Autism Awareness - Stories That Keep Our Kids Safe

by Lisa Quinones-Fontanez

Last week we announced the launch of our new Safety Teaching Stories, written especially for children on the autism spectrum. We collaborated with Autism Speaks to script five books that address common problems that put these children at an increased risk for harm. The safety statistics for children on the autism spectrum are nothing short of tragic. They have a mortality rate double that of the general population. They are four times more likely to wander away from their environment without adult supervision, which puts them at greater risk for accidental drowning and other life-threatening accidents. They are more likely to be bullied, physically assaulted, and socially isolated by peers. Additionally, children on the spectrum are at a higher risk for physical and sexual abuse, including being inappropriately restrained as punishment.

As a company that is dedicated to increasing the happiness and well-being of children, these facts weigh heavy on our hearts. We are proud to partner with Autism Speaks and create stories that are part of the solution.

But our stories are never complete without the power of yours. Today we are featuring an excerpt from an essay written by Lisa Quinones-Fontanez. She is the mother of an autistic son, an exceptional storyteller and an advocate for families impacted by autism. She provides knowledge, resources, community and connection through her blog We are thrilled she allowed us to share her story.

Autism Awareness Month: Remembering the Autistic Children Who Lost Their Lives After Wandering (originally posted on April 1, 2014). 
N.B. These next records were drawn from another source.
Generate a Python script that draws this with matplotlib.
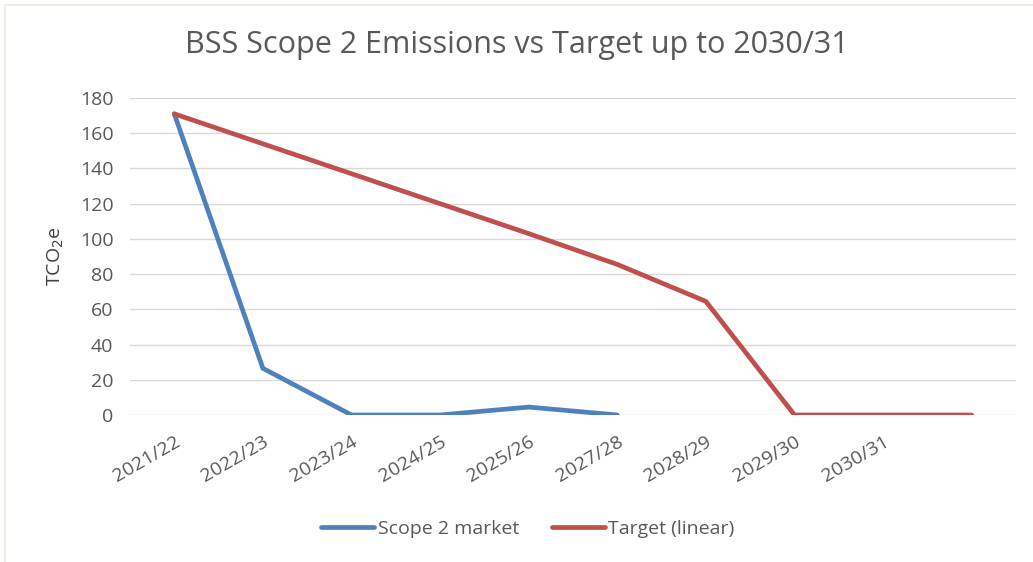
import matplotlib.pyplot as plt
import numpy as np
from matplotlib.patches import Rectangle

plt.rcParams['font.family'] = ['Open Sans', 'DejaVu Sans']

# data
years = ['2021/22', '2022/23', '2023/24', '2024/25', '2025/26',
         '2027/28', '2028/29', '2029/30', '2030/31', '']
scope2 = [171, 26.5, 0, 0, 4.5, 0, np.nan, np.nan, np.nan, np.nan]
target = [171, 154, 137, 120, 103, 85.5, 64.5, 0, 0, 0]
yticks = [0, 20, 40, 60, 80, 100, 120, 140, 160, 180]

grey = '#595959'
blue = '#4F81BD'
red = '#C0504D'

fig = plt.figure(figsize=(10.33, 5.62), dpi=100)
ax = fig.add_axes([130/1033, 1 - 415/562, 886/1033, 317/562])

# pale outer border like the excel chart frame
fig.patches.append(Rectangle((5/1033, -0.1), 1.2, 1 - 5/562 + 0.1, transform=fig.transFigure,
                             fill=False, edgecolor='#EEEDE2', linewidth=1.5))

x = np.arange(len(years))
ax.plot(x, scope2, color=blue, linewidth=3.4, solid_capstyle='round',
        solid_joinstyle='round', label='Scope 2 market')
ax.plot(x, target, color=red, linewidth=3.4, solid_capstyle='round',
        solid_joinstyle='round', label='Target (linear)')

ax.set_xlim(-0.5, len(years) - 0.5)
ax.set_ylim(0, 180)
ax.set_yticks(yticks)
ax.set_xticks(x)
ax.set_xticklabels(years, rotation=30, ha='right', rotation_mode='anchor')
ax.tick_params(axis='x', length=0, pad=13, labelsize=14, labelcolor=grey)
ax.tick_params(axis='y', length=0, pad=12, labelsize=14, labelcolor=grey)

ax.grid(axis='y', color='#D9D9D9', linewidth=1)
ax.set_axisbelow(True)
for s in ax.spines.values():
    s.set_visible(False)

ax.set_ylabel('TCO$_2$e', fontsize=14, color='#404040', labelpad=10)
fig.text(0.5, 1 - 45/562, 'BSS Scope 2 Emissions vs Target up to 2030/31',
         ha='center', va='center', fontsize=22, color='#595959')

fig.legend(loc='center', bbox_to_anchor=(528/1033, 1 - 529/562), ncol=2, frameon=False,
           fontsize=14, labelcolor=grey, handlelength=2.7, handletextpad=0.2,
           columnspacing=1.7)

fig.savefig('out.png', dpi=100)
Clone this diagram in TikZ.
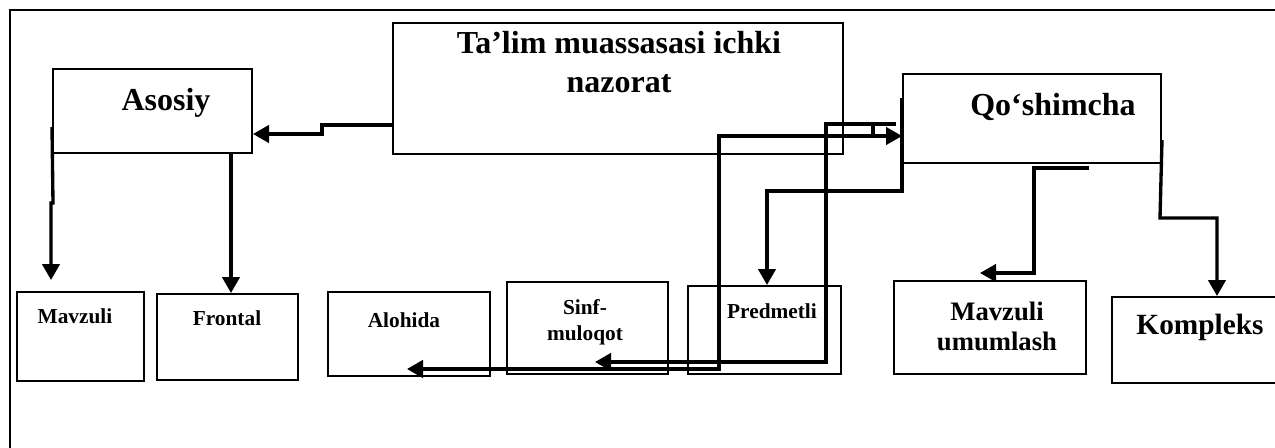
\documentclass[tikz,border=0pt]{standalone}
\usepackage{fontspec}
\setmainfont{Liberation Serif}
\usetikzlibrary{arrows.meta, fit}

\tikzset{
  box/.style={draw, line width=1.5pt, inner sep=0pt},
  conn/.style={line width=2.5pt},
  tip/.tip={Triangle[length=12pt, width=13pt]},
  arr/.style={conn, -tip},
  lbl/.style={inner sep=0pt, align=center, anchor=base,
    font=\bfseries\fontsize{16}{19.5}\selectfont},
  big/.style={lbl, font=\bfseries\fontsize{24}{29}\selectfont},
}

\begin{document}
\begin{tikzpicture}[x=0.75pt, y=-0.75pt]
  \clip (0,0) rectangle (1275,447);

  % Frame:
  \draw [line width=1.1pt] (10,460) -- (10,10) -- (1290,10);

  % Top row boxes:
  \node [box, fit={(393,23) (843,154)}]  (talim) {};
  \node [box, fit={(53,69) (252,153)}]   (asosiy) {};
  \node [box, fit={(903,74) (1161,163)}] (qoshimcha) {};

  % (base of a two-line text is its last line)
  \node [big] (talim-t)     at (619,92)  {Ta’lim muassasasi ichki\\nazorat};
  \node [big] (asosiy-t)    at (166,110) {Asosiy};
  \node [big] (qoshimcha-t) at (1053,115) {Qo‘shimcha};

  % Bottom row boxes:
  \node [box, fit={(17,292) (144,381)}]   (mavzuli) {};
  \node [box, fit={(157,294) (298,380)}]  (frontal) {};
  \node [box, fit={(328,292) (490,376)}]  (alohida) {};
  \node [box, fit={(507,282) (668,374)}]  (sinf) {};
  \node [box, fit={(688,286) (841,374)}]  (predmetli) {};
  \node [box, fit={(894,281) (1086,374)}] (umumlash) {};
  \node [box, fit={(1112,297) (1300,383)}] (kompleks) {};

  \node [lbl] (mavzuli-t)   at (75,323)  {Mavzuli};
  \node [lbl] (frontal-t)   at (227,325) {Frontal};
  \node [lbl] (alohida-t)   at (404,327) {Alohida};
  \node [lbl] (sinf-t)      at (585,340) {Sinf-\\muloqot};
  \node [lbl] (predmetli-t) at (772,318) {Predmetli};
  \node [lbl, font=\bfseries\fontsize{20}{22.5}\selectfont] (umumlash-t) at (997,350) {Mavzuli\\umumlash};
  \node [lbl, font=\bfseries\fontsize{22}{26}\selectfont] (kompleks-t) at (1200,334) {Kompleks};

  % Free ends of the connectors:
  \coordinate (mavzuli-in)  at (51,280);
  \coordinate (alohida-in)  at (407,369);
  \coordinate (sinf-in)     at (595,362);
  \coordinate (q-out)       at (896,124);
  \coordinate (u-out)       at (1089,168);
  \coordinate (umumlash-in) at (980,273);

  % Connectors:
  \draw [arr] (talim.west |- 0,125) -- (322,125) -- (322,134) -- (asosiy.east |- 0,134);
  \draw [arr] (asosiy.west |- 0,127) -- (53,203) -- (51,203) -- (mavzuli-in);
  \draw [arr] (asosiy.south -| 231,0) -- (frontal.north -| 231,0);

  \draw [arr] (qoshimcha.west |- 0,98) -- (qoshimcha.west |- 0,191) -| (predmetli.north -| 767,0);
  \draw [conn, tip-tip] (alohida-in) -- (719,369) -- (719,136) -- (qoshimcha.west |- 0,136);
  \draw [arr] (q-out) -- (826,124) -- (826,362) -- (sinf-in);
  \draw [conn] (873,124) -- (873,136);
  \draw [arr] (u-out) -- (1034,168) -- (1034,273) -- (umumlash-in);
  \draw [arr] (qoshimcha.east |- 0,140) -- (1160,218) -- (1217,218) -- (kompleks.north -| 1217,0);
\end{tikzpicture}
\end{document}
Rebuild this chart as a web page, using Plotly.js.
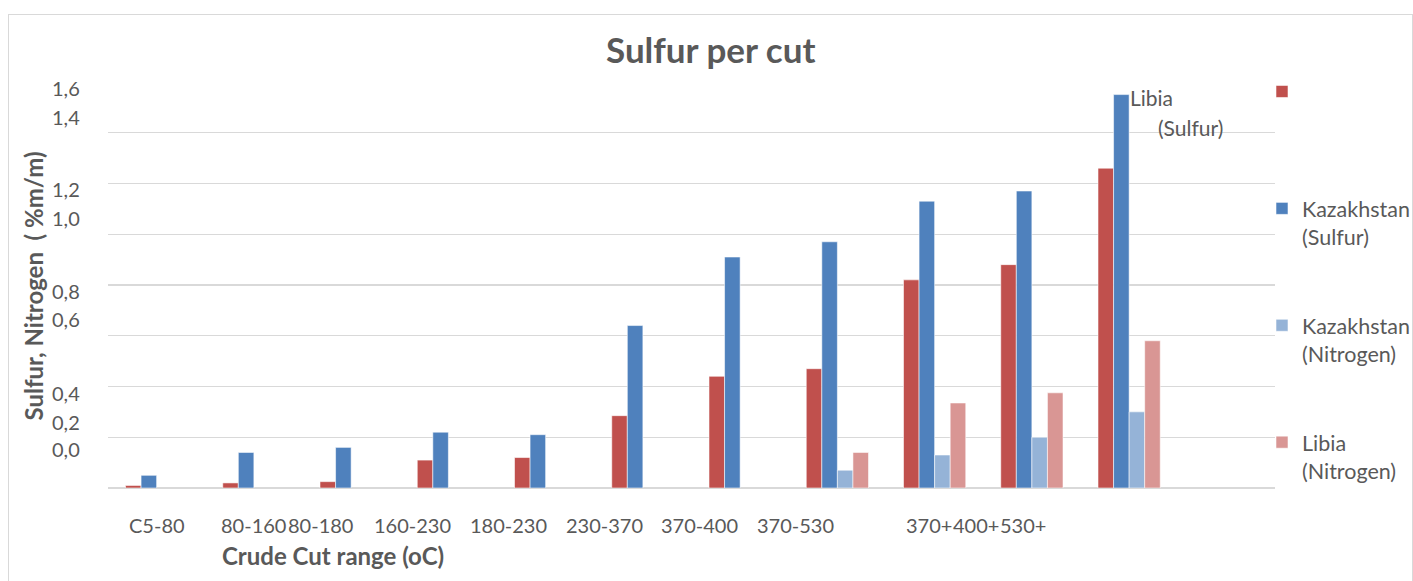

It's April 1st - the first day of Autism Awareness Month. For those without autism in their lives - this month may mean 30 days of blue and/or puzzle pieces. For others it will mean something more. 

My son, Norrin, has autism. It's autism awareness every day of the year in our home. And one of the things that I am most aware of is: wandering. It's on the forefront of my mind every time we walk out the door and every moment Norrin's not with me. It's the thing that keeps me up at night and the reason why I am hesitant to let go of his hand when out in public. It's the reason why I am cautious about child care and one of the reasons why I pulled him out of public school. 

Last October, 14-year old Avonte Oquendo (autistic and non-verbal) walked out of his Long Island City (Queens, NYC) public school. The story hit me hard. It hit the city of New York hard. There were subway announcements for months and missing posters with Avonte's face everywhere. There were search parties and news stories. As a city, as parents - we held on to hope.